Sebagai instrumen budaya yang berdiri sendiri, sopi juga bisa diboboti dengan makna dan fungsi yang lain, misalnya ekonomi. Para produsen sopi adalah kelompok masyarakat yang mengembangkan budi-daya untuk memenuhi kebutuhan dasar hidup mereka secara transaksional dengan menyediakan materi yang diminati kelompok konsumen tertentu. Pola transaksional ekonomi pun berkembang dari lingkup yang terbatas pada satu teritori meluas ke teritori-teritori lain sebagaimana pola perdagangan lazimnya. Relasi yang terjalin adalah relasi produsen-konsumen. Produsen hidup karena ada konsumen. Konsumen ada karena kebutuhan.
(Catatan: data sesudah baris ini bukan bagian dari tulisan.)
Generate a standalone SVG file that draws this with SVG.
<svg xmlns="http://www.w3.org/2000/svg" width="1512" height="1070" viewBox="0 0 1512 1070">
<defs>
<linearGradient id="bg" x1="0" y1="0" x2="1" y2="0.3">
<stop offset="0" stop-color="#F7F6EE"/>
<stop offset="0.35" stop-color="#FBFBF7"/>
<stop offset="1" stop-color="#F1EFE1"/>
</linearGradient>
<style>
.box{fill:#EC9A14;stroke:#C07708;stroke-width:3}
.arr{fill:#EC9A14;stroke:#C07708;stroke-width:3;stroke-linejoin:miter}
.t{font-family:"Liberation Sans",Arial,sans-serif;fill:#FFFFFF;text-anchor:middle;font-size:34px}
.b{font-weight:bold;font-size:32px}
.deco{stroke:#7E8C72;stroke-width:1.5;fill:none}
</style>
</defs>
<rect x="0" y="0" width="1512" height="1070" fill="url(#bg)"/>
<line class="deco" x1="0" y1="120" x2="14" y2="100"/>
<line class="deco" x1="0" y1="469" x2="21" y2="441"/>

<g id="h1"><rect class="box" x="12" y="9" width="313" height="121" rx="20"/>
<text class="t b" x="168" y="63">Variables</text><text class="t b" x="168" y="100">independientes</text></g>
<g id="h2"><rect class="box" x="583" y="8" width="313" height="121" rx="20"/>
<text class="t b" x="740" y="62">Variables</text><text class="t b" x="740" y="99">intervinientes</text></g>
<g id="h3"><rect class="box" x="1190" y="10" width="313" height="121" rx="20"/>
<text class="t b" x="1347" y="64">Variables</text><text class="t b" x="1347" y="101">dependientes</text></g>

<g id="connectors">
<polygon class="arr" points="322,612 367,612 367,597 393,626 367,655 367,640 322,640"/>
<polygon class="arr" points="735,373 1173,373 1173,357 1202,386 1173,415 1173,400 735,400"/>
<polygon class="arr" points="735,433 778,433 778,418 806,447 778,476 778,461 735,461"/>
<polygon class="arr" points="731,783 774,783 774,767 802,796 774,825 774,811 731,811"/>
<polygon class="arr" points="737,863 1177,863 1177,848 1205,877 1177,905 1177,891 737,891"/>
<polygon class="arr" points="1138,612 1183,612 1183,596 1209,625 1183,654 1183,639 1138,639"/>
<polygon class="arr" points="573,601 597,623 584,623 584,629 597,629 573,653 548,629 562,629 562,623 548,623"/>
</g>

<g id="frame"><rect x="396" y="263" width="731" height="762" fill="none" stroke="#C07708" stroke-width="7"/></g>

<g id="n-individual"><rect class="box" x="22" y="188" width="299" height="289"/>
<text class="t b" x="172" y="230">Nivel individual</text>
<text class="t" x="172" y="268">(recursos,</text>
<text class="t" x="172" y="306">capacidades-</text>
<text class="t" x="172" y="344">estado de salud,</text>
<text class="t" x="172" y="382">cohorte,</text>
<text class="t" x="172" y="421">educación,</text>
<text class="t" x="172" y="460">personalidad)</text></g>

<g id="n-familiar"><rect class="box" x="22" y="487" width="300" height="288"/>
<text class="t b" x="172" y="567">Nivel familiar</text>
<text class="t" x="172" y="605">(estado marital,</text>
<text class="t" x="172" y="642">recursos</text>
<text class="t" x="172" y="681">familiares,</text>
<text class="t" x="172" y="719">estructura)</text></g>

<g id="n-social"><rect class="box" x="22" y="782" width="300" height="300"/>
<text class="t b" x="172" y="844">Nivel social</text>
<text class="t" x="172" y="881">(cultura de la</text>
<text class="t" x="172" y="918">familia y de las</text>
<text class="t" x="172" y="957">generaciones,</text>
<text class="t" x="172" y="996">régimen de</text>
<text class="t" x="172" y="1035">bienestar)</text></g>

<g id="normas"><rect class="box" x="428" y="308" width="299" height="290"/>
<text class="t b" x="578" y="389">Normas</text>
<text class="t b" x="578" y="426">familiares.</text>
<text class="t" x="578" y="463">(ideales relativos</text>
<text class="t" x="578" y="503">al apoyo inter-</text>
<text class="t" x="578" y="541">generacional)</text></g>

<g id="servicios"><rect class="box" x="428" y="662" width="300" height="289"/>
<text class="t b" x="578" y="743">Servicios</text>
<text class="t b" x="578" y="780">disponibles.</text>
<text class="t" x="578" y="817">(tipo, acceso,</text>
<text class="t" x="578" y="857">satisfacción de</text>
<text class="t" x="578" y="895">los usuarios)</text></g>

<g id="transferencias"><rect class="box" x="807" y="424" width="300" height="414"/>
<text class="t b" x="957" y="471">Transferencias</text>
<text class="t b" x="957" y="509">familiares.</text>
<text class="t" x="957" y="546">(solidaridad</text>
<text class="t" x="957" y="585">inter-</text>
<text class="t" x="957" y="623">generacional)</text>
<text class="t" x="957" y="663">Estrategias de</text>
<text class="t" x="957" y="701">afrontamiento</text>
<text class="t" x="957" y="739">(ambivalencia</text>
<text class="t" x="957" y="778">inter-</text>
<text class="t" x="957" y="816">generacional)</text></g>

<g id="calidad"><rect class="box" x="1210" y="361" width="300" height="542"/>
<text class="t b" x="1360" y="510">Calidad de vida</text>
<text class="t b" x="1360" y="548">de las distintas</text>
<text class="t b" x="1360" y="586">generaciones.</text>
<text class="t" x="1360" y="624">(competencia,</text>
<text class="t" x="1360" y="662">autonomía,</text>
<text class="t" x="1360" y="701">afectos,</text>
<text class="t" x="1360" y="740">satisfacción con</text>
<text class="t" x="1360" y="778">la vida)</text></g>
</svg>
Dalam relasi produsen-konsumen itu, sopi tetap adalah instrumen budaya yang berdiri sendiri dan yang dimaknai memiliki nilai ekonomi yang mendatangkan keuntungan finansial bagi matarantai petani mayang-produsen-penjual-pengecer.
Formulasi hukum positif bahwa sopi termasuk minuman beralkohol yang dilarang beredar tentu harus dibaca sebagai upaya mencegah efek sosial yang buruk yang ditimbulkan jika seseorang atau sekelompok orang menenggaknya secara berlebihan. Minuman beralkohol itu bukan hanya sopi. Tapi mengapa sopi yang terus menjadi sasaran penyitaan aparat kepolisian, bahkan dengan cara-cara tidak prosedural dan tidak pantas kepada orang-orang yang bukan konsumennya? Mengapa begitu banyak jenis minuman beralkohol entah dengan kadar rendah, sedang atau tinggi, yang tetap beredar di ruang-ruang publik tapi lolos dari aksi penyitaan polisi? Simpulnya ada pada ketidakbijaksanaan pemerintah untuk menyusun regulasi perizinan peredaran sopi. Produsen sopi tetap akan memproduksi sopi karena mereka memiliki "daya" (potensi alamiah), yaitu pohon mayang. Produksi sopi akan terus beredar karena ada permintaan konsumen. Pada sisi lain, ketersediaan sopi dalam suatu masyarakat adat mesti tetap terjaga karena sebagai instrumen budaya, sopi adalah unsur penting dalam tradisi budaya masyarakat nusantara, termasuk Maluku. Penyitaan sopi dengan cara-cara yang tidak manusiawi (menyiram orang dengan sopi yang dibawanya) bukan metode yang tepat untuk mereduksi efek buruk dari konsumsi sopi secara berlebihan. Sebaliknya, cara-cara semacam itu malah memperlihatkan betapa rapuhnya penanganan hukum terhadap upaya-upaya menekan angka kriminalitas bukan pada sumber masalahnya.
Tulisan kecil ini bukan hendak menganjurkan orang minum sopi. Tapi ingin mengingatkan kita bahwa tingginya angka kriminalitas disebabkan oleh multifaktor. Peredaran sopi di kalangan masyarakat harus diatur dengan regulasi yang komprehensif. Tidak cukup hanya dengan cara menyita produknya, tapi mesti mencakup regulasi produksi, pengolahan, kemasan, citarasa, kadar alkohol dan peredaran secara berizin. Prosedur formal semacam itu tidak hanya mencegah efek buruk dari konsumsi sopi yang berlebihan tapi juga menempatkan sopi sebagai "budi-daya" yang secara ekonomi memberi keadilan kepada kelompok-kelompok masyarakat yang menggantungkan nafkah mereka di pohon-pohon mayang. Pendekatan pemberdayaan ekonomi masyarakat kepulauan seperti Maluku tidak bisa disamakan begitu saja dengan wilayah-wilayah lain. Penanganan masalah sopi di Maluku membutuhkan kerangka kerja filosofi, agar tidak menimbulkan cara-cara "pilusopi" (baca: sopi membawa kepiluan).